Ces livres, écrits avec son sexe dans une main et une grenade dégoupillée dans l’autre, Emmanuel Carrère les a lus. Dévorés, même. Dans le milieu russophile qui le vit naître libre du bon côté de la vie, mais également de la littérature, il a su en extirper l’immanquable fascination distillée, mais également une re-lecture de l’Histoire telle qu’elle nous parvint, mais que les ressentis radicaux de Limonov peuvent brouiller, sans insulter aucune intelligence.
La chute des Ceaucescu et la guerre des Balkans, la Tchétchénie et Gorbatchev, ou encore l’ascension de ce jeune Vladimir Poutine que les oligarches capitalistes préférèrent (en se trompant) à un nouveau mandat d’Eltsine : la lecture du roman de Carrère nous dispense de la concentration nécessaire devant un livre d’Histoire, que Limonov a accompagnée ou à laquelle il a participé, pour nous plonger dans l’agitation frénétique d’un 20ème siècle puissamment décrypté.
Que l’auteur ait éprouvé de l’empathie ou du dégoût devant ce long fil d’une vie pas comme les autres nous est proposé comme un arrière-plan, sans piliers pour nous imposer une attitude à tenir. Devant cette valse effrénée, il existe pourtant une certitude, déployée avec un souffle remarquable par Emmanuel Carrère : « Le romancier n’est ni historien ni prophète : il est explorateur de l’existence » , le rejoint Milan Kundera.
« C’est bizarre, quand même.

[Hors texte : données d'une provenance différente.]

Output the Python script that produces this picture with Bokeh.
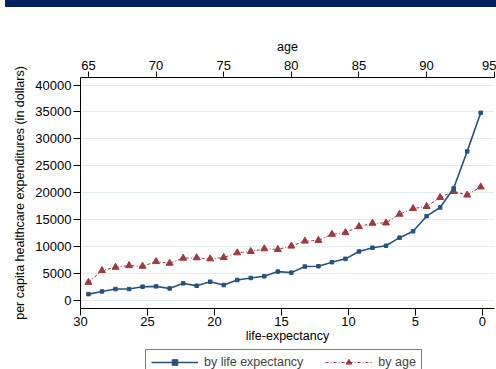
from bokeh.plotting import figure
from bokeh.models import Range1d, LinearAxis, Legend, LegendItem, Div, FixedTicker
from bokeh.layouts import column
from bokeh.embed import file_html
from bokeh.resources import INLINE

# ---- data ----
age = list(range(65, 95))
by_life_expectancy = [1180, 1680, 2120, 2120, 2560, 2620, 2240, 3180, 2740, 3490,
                      2870, 3800, 4180, 4490, 5360, 5170, 6300, 6360, 7100, 7730,
                      9100, 9790, 10160, 11660, 12840, 15650, 17270, 20820, 27680, 34840]
by_age = [3370, 5550, 6170, 6480, 6360, 7230, 6920, 7850, 7920, 7730,
          7980, 8850, 9100, 9600, 9480, 10100, 11030, 11160, 12280, 12590,
          13710, 14340, 14400, 16020, 17070, 17450, 19130, 20250, 19580, 21080]
y_ticks = [0, 5000, 10000, 15000, 20000, 25000, 30000, 35000, 40000]
le_ticks = [30, 25, 20, 15, 10, 5, 0]
age_ticks = [65, 70, 75, 80, 85, 90, 95]
series_names = ["by life expectancy", "by age"]

BLUE = "#27527e"
RED = "#9b3a40"
FONT = "Liberation Sans"

p = figure(width=496, height=359,
           x_range=Range1d(30, -0.9), y_range=Range1d(-1488, 41395),
           output_backend="svg", toolbar_location=None,
           min_border_left=80, min_border_right=2,
           min_border_top=65, min_border_bottom=63,
           x_axis_label="life-expectancy",
           y_axis_label="per capita healthcare expenditures (in dollars)")
p.extra_x_ranges = {"age": Range1d(64.41, 95.02)}
p.outline_line_color = None
p.background_fill_color = "white"
p.border_fill_color = "white"

top_axis = LinearAxis(x_range_name="age", axis_label="age")
p.add_layout(top_axis, "above")
bottom_axis = p.below[0]
left_axis = p.left[0]

for ax in [bottom_axis, left_axis, top_axis]:
    ax.axis_line_color = "black"
    ax.axis_line_width = 1
    ax.major_tick_line_color = "black"
    ax.major_tick_in = 0
    ax.major_tick_out = 7
    ax.minor_tick_line_color = None
    ax.major_label_text_font = FONT
    ax.major_label_text_font_size = "13px"
    ax.major_label_text_color = "black"
    ax.axis_label_text_font = FONT
    ax.axis_label_text_font_size = "12.5px"
    ax.axis_label_text_font_style = "normal"
    ax.axis_label_text_color = "black"

left_axis.ticker = FixedTicker(ticks=y_ticks)
left_axis.major_label_standoff = 2
left_axis.axis_label_standoff = 5
bottom_axis.ticker = FixedTicker(ticks=le_ticks)
bottom_axis.major_label_standoff = 1
bottom_axis.axis_label_standoff = 0
top_axis.ticker = FixedTicker(ticks=age_ticks)
top_axis.major_tick_out = 6
top_axis.major_label_standoff = 2
top_axis.axis_label_standoff = 4

p.xgrid.grid_line_color = None
p.ygrid.ticker = FixedTicker(ticks=y_ticks)
p.ygrid.grid_line_color = "#e3edf1"
p.ygrid.grid_line_width = 1


def draw(fig):
    l2 = fig.line(age, by_age, x_range_name="age", line_color=RED, line_width=1,
                  line_dash="3 2 1 2")
    s2 = fig.scatter(age, by_age, x_range_name="age", marker="triangle", size=7,
                     fill_color=RED, line_color=RED)
    l1 = fig.line(age, by_life_expectancy, x_range_name="age", line_color=BLUE,
                  line_width=1.6)
    s1 = fig.scatter(age, by_life_expectancy, x_range_name="age", marker="square",
                     size=3.5, fill_color=BLUE, line_color=BLUE)
    return (l1, s1), (l2, s2)


draw(p)

# legend strip (own small figure, its data renderers sit outside its view)
lf = figure(width=496, height=31, x_range=Range1d(0, 1), y_range=Range1d(0, 1),
            output_backend="svg", toolbar_location=None,
            min_border_left=0, min_border_right=0, min_border_top=0, min_border_bottom=0)
lf.extra_x_ranges = {"age": Range1d(0, 1)}
lf.axis.visible = False
lf.grid.visible = False
lf.outline_line_color = None
lf.background_fill_alpha = 0
lf.border_fill_alpha = 0
r_le, r_age = draw(lf)
legend = Legend(items=[LegendItem(label=series_names[0], renderers=list(r_le)),
                       LegendItem(label=series_names[1], renderers=list(r_age))],
                orientation="horizontal", location=(65, 3),
                border_line_color="black", border_line_width=1,
                background_fill_color="white", background_fill_alpha=1,
                padding=5, spacing=22, label_standoff=6, margin=0,
                glyph_width=47, glyph_height=14, label_height=14,
                label_text_font=FONT, label_text_font_size="12.5px")
lf.add_layout(legend)
lf.styles = {"margin-top": "-24px"}

band = Div(width=496, height=10, styles={"background-color": "#00205f"})
layout = column(band, p, lf, spacing=0)
layout.styles = {"margin-top": "-8px"}

open("out.html", "w").write(file_html(layout, INLINE))
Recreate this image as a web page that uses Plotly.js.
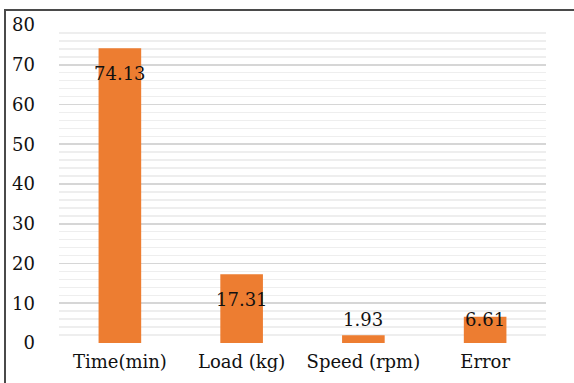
<!DOCTYPE html>
<html>
<head>
<meta charset="utf-8">
<script src="https://cdn.plot.ly/plotly-3.0.1.min.js"></script>
<style>
  html, body { margin: 0; padding: 0; background: #fff; }
  #wrap { position: relative; width: 574px; height: 383px; overflow: hidden; }
  #chart { position: absolute; left: 0; top: 0; width: 574px; height: 383px; }
  .edge { position: absolute; background: #4a4a4a; }
</style>
</head>
<body>
<div id="wrap">
  <div id="chart"></div>
  <div class="edge" style="left:4px; top:9px; width:2px; height:374px;"></div>
  <div class="edge" style="left:4px; top:9px; width:570px; height:2px;"></div>
</div>
<script>
// Measured quantities
const categories = ['Time(min)', 'Load (kg)', 'Speed (rpm)', 'Error'];
const values = [74.13, 17.31, 1.93, 6.61];
const valueLabels = ['74.13', '17.31', '1.93', '6.61'];
const yTicks = [0, 10, 20, 30, 40, 50, 60, 70, 80];

// Vertical nudge (px) of each value label relative to its bar top
const labelShift = [-25, -25, 16, -3];

const serif = 'DejaVu Serif';
const fsize = 18;

const trace = {
  type: 'bar',
  x: categories,
  y: values,
  marker: { color: '#ED7D31' },
  width: 0.35,
  hoverinfo: 'skip'
};

const annotations = categories.map((c, i) => ({
  x: c,
  y: values[i],
  xref: 'x',
  yref: 'y',
  text: valueLabels[i],
  showarrow: false,
  yanchor: 'middle',
  xanchor: 'center',
  yshift: labelShift[i],
  font: { family: serif, size: fsize, color: '#111111' }
}));

const layout = {
  width: 574,
  height: 383,
  margin: { l: 59, r: 28, t: 25, b: 40, pad: 0 },
  paper_bgcolor: '#ffffff',
  plot_bgcolor: '#ffffff',
  showlegend: false,
  font: { family: serif, size: fsize, color: '#111111' },
  xaxis: {
    type: 'category',
    showgrid: false,
    showline: false,
    zeroline: false,
    ticks: '',
    tickangle: 0,
    ticklabelstandoff: 6,
    tickfont: { family: serif, size: fsize, color: '#111111' }
  },
  yaxis: {
    range: [0, 80],
    tickvals: yTicks,
    ticktext: yTicks.map(String),
    showgrid: true,
    gridcolor: '#d6d6d6',
    gridwidth: 1.6,
    zeroline: false,
    showline: false,
    ticks: '',
    ticklabelstandoff: 23,
    tickfont: { family: serif, size: fsize, color: '#111111' },
    minor: { dtick: 2, showgrid: true, gridcolor: '#eeeeee', gridwidth: 1.5 }
  },
  annotations: annotations
};

Plotly.newPlot('chart', [trace], layout, { displayModeBar: false, staticPlot: true });
</script>
</body>
</html>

Pourquoi est-ce que vous voulez écrire un livre sur moi ? »
Je suis pris de court, mais je réponds, sincèrement : parce qu’il a – ou parce qu’il a eu, je ne me rappelle plus le temps que j’ai employé – une vie passionnante. Une vie romanesque, dangereuse, une vie qui a pris le risque de se mêler à l’histoire.
Et là, il dit quelque chose qui me scie. Avec son petit rire sec, sans me regarder : « Une vie de merde, oui »».